The revised Summary Offences Act 1966 states that "behaviour that is indecent, offensive or insulting includes behaviour that involves a person exposing (to any extent) the person's anal or genital region" and mentions "mooning or streaking" as an example of such an offence.

First-time offenders could face two months in jail while repeat offenders could be locked up for six months, according to the legislation.

Victoria's Attorney General Martin Pakula told local 3AW radio that it was always an offence but the legislation separates less serious indecent exposure from more serious sexual exposure.

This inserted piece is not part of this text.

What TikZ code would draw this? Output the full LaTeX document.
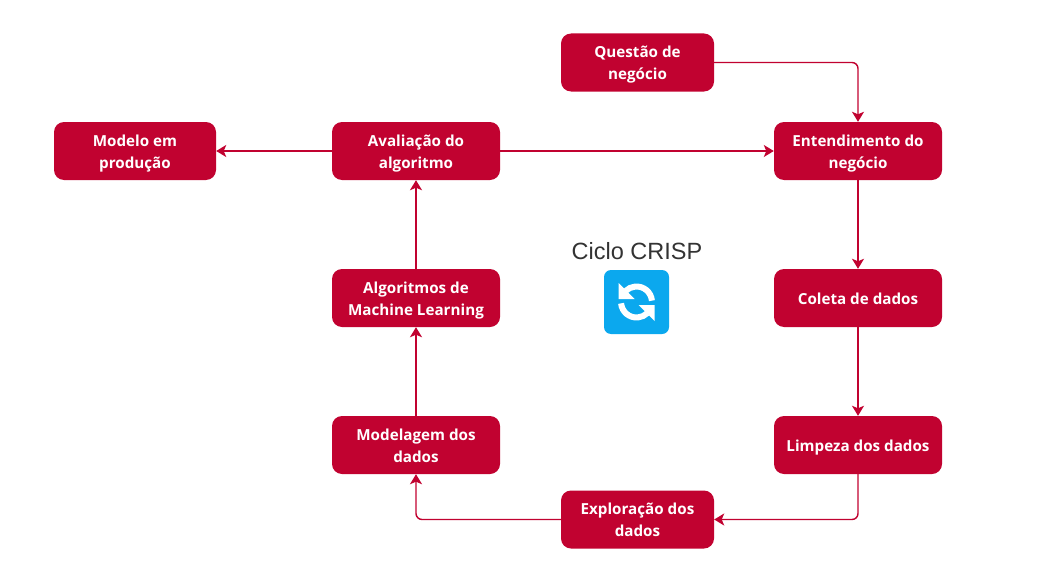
\documentclass[tikz,border=0pt]{standalone}
\usepackage{fontspec}
\setmainfont{Open Sans}
\newfontfamily\titlefont{Liberation Sans}
\usetikzlibrary{arrows.meta,calc}
\definecolor{crimson}{HTML}{C10230}
\definecolor{iconblue}{HTML}{0BA8EE}
\newcommand{\steptext}[1]{\raisebox{-6pt}[0pt][0pt]{#1}}
\tikzset{
  x=1pt,y=-1pt,
  stepbox/.style={fill=crimson,draw=none,rounded corners=10pt,minimum height=58pt,align=center,
    text=white,font=\fontsize{15.2}{22}\selectfont\bfseries,inner sep=0pt,anchor=center},
  wide/.style={minimum width=168pt},
  mid/.style={minimum width=153pt},
  link/.style={draw=crimson,line width=1.4pt,rounded corners=6pt,-{Stealth[length=10pt,width=12pt,inset=2.5pt]}},
  iconmark/.style={draw=white,line width=6pt}
}
\begin{document}
\begin{tikzpicture}
\useasboundingbox (0,0) rectangle (1041,578);
\node[stepbox,mid] (q) at (637.5,62.5) {\steptext{Questão de}\\\steptext{negócio}};
\node[stepbox,wide] (e) at (858,151) {\steptext{Entendimento do}\\\steptext{negócio}};
\node[stepbox,minimum width=162pt] (m) at (135,151) {\steptext{Modelo em}\\\steptext{produção}};
\node[stepbox,wide] (av) at (416,151) {\steptext{Avaliação do}\\\steptext{algoritmo}};
\node[stepbox,wide] (al) at (416,298) {\steptext{Algoritmos de}\\\steptext{Machine Learning}};
\node[stepbox,wide] (c) at (858,298) {\steptext{Coleta de dados}};
\node[stepbox,wide] (l) at (858,445) {\steptext{Limpeza dos dados}};
\node[stepbox,wide] (md) at (416,445) {\steptext{Modelagem dos}\\\steptext{dados}};
\node[stepbox,mid] (x) at (637.5,519.5) {\steptext{Exploração dos}\\\steptext{dados}};
\draw[link] (q.east) -| (e.north);
\draw[link] (e.south) -- (c.north);
\draw[link] (c.south) -- (l.north);
\draw[link] (l.south) |- (x.east);
\draw[link] (x.west) -| (md.south);
\draw[link] (md.north) -- (al.south);
\draw[link] (al.north) -- (av.south);
\draw[link] (av.east) -- (e.west);
\draw[link] (av.west) -- (m.east);
\node[font=\fontsize{23.5}{26}\titlefont,text=black!80,inner sep=0pt] (t) at (637,251) {Ciclo CRISP};
\node[fill=iconblue,rounded corners=7pt,minimum width=65pt,minimum height=64pt,inner sep=0pt] (i) at (636.5,302) {};
\draw[iconmark] ($(i)+(15.4,-1.35)$) arc[start angle=-5,end angle=-135,radius=15.5];
\fill[white] ($(i)+(-18,-19)$) -- ($(i)+(-18,-3)$) -- ($(i)+(-2,-3)$) -- cycle;
\draw[iconmark] ($(i)+(-15.4,1.35)$) arc[start angle=175,end angle=45,radius=15.5];
\fill[white] ($(i)+(18,19)$) -- ($(i)+(18,3)$) -- ($(i)+(2,3)$) -- cycle;
\end{tikzpicture}
\end{document}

"Sexual exposure is of course a much more serious offence. We don't want a situation where someone who might streak at the cricket is funnelled into the same category as someone who might jump out in front of a 13-year-old girl and flash," he said on Monday.

"They are very different types of offences and the legislation for the first time makes that clear."

Pakula said if it was not mentioned as an offence, "you could have people simply doing it everyday with no possibility of any kind of sanction."

The same act also outlaws singing "an obscene song or ballad" and behaving in a "riotous, indecent, offensive or insulting manner."

At an annual event in February, local residents of the town of Livingstone in Australia's Northern Territory welcome visitors coming by the luxury Ghan train from Adelaide to Darwin by "mooning" them.